Directive: Give the material once more, word for word, without any images.

__________

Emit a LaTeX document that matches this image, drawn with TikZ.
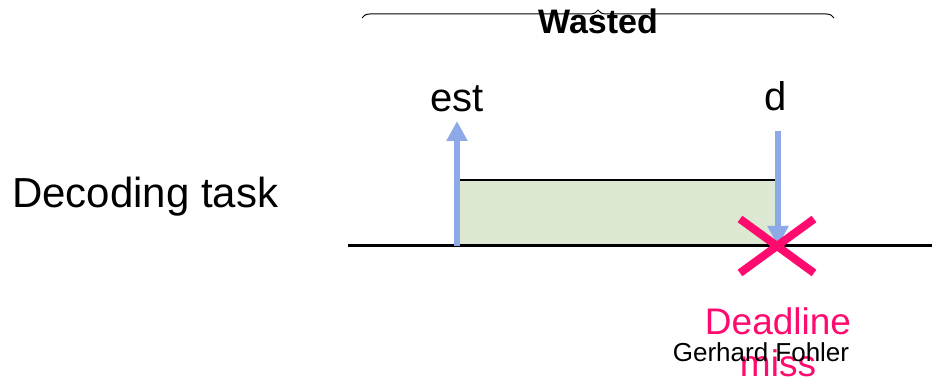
\documentclass[tikz,border=0pt]{standalone}
\usepackage{fontspec}
\setmainfont{Liberation Sans}
\usetikzlibrary{decorations.pathreplacing,arrows.meta}
\definecolor{arrowblue}{HTML}{8EA9E8}
\definecolor{misspink}{HTML}{FF0A6E}
\definecolor{slotgreen}{HTML}{DCE8D2}
\tikzset{
  marker/.style={draw=arrowblue,line width=6pt,-{Triangle[length=20pt,width=20pt]}},
  cross/.style={draw=misspink,line width=8pt},
  lbl/.style={inner sep=0pt,anchor=base}
}
\begin{document}
\begin{tikzpicture}[x=1pt,y=-1pt]
\useasboundingbox (0,0) rectangle (932,379);
% brace over the wasted interval
\coordinate (bl) at (362,18);
\coordinate (br) at (834,18);
\draw[line width=1pt,decorate,decoration={brace,amplitude=8pt}] (bl) -- (br);
\node[lbl,font=\bfseries\fontsize{34}{34}\selectfont] (wasted) at (598,34) {Wasted};
% task row
\node[lbl,font=\fontsize{42}{42}\selectfont,anchor=base west] (task) at (12,208) {Decoding task};
\coordinate (axl) at (348,246);
\coordinate (axr) at (932,246);
% execution slot
\fill[slotgreen] (458,180) rectangle (776,246);
\coordinate (tl) at (458,180);
\coordinate (tr) at (776,180);
\draw[line width=2pt] (tl) -- (tr);
\draw[line width=3pt] (axl) -- (axr);
% release and deadline markers
\coordinate (estb) at (457,246);
\coordinate (estt) at (457,121);
\draw[marker] (estb) -- (estt);
\coordinate (dt) at (778,131);
\coordinate (db) at (778,246);
\draw[marker] (dt) -- (db);
\node[lbl,font=\fontsize{40}{40}\selectfont] (est) at (457,112) {est};
\node[lbl,font=\fontsize{40}{40}\selectfont] (d) at (776,111) {d};
% deadline miss cross
\coordinate (c1) at (740,219);
\coordinate (c2) at (814,273);
\coordinate (c3) at (814,219);
\coordinate (c4) at (740,273);
\draw[cross] (c1) -- (c2);
\draw[cross] (c3) -- (c4);
\node[lbl,font=\fontsize{37}{37}\selectfont,text=misspink,align=center] (miss) at (778,335) {Deadline};
\node[lbl,font=\fontsize{37}{37}\selectfont,text=misspink] (miss2) at (778,377) {miss};
\node[lbl,font=\fontsize{26}{26}\selectfont] (author) at (761,362) {Gerhard Fohler};
\end{tikzpicture}
\end{document}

__________

Task response:
Emit a LaTeX document that matches this image, drawn with TikZ.
\documentclass[tikz,border=0pt]{standalone}
\usepackage{fontspec}
\setmainfont{Liberation Sans}
\usetikzlibrary{decorations.pathreplacing,arrows.meta}
\definecolor{arrowblue}{HTML}{8EA9E8}
\definecolor{misspink}{HTML}{FF0A6E}
\definecolor{slotgreen}{HTML}{DCE8D2}
\tikzset{
  marker/.style={draw=arrowblue,line width=6pt,-{Triangle[length=20pt,width=20pt]}},
  cross/.style={draw=misspink,line width=8pt},
  lbl/.style={inner sep=0pt,anchor=base}
}
\begin{document}
\begin{tikzpicture}[x=1pt,y=-1pt]
\useasboundingbox (0,0) rectangle (932,379);
% brace over the wasted interval
\coordinate (bl) at (362,18);
\coordinate (br) at (834,18);
\draw[line width=1pt,decorate,decoration={brace,amplitude=8pt}] (bl) -- (br);
\node[lbl,font=\bfseries\fontsize{34}{34}\selectfont] (wasted) at (598,34) {Wasted};
% task row
\node[lbl,font=\fontsize{42}{42}\selectfont,anchor=base west] (task) at (12,208) {Decoding task};
\coordinate (axl) at (348,246);
\coordinate (axr) at (932,246);
% execution slot
\fill[slotgreen] (458,180) rectangle (776,246);
\coordinate (tl) at (458,180);
\coordinate (tr) at (776,180);
\draw[line width=2pt] (tl) -- (tr);
\draw[line width=3pt] (axl) -- (axr);
% release and deadline markers
\coordinate (estb) at (457,246);
\coordinate (estt) at (457,121);
\draw[marker] (estb) -- (estt);
\coordinate (dt) at (778,131);
\coordinate (db) at (778,246);
\draw[marker] (dt) -- (db);
\node[lbl,font=\fontsize{40}{40}\selectfont] (est) at (457,112) {est};
\node[lbl,font=\fontsize{40}{40}\selectfont] (d) at (776,111) {d};
% deadline miss cross
\coordinate (c1) at (740,219);
\coordinate (c2) at (814,273);
\coordinate (c3) at (814,219);
\coordinate (c4) at (740,273);
\draw[cross] (c1) -- (c2);
\draw[cross] (c3) -- (c4);
\node[lbl,font=\fontsize{37}{37}\selectfont,text=misspink,align=center] (miss) at (778,335) {Deadline};
\node[lbl,font=\fontsize{37}{37}\selectfont,text=misspink] (miss2) at (778,377) {miss};
\node[lbl,font=\fontsize{26}{26}\selectfont] (author) at (761,362) {Gerhard Fohler};
\end{tikzpicture}
\end{document}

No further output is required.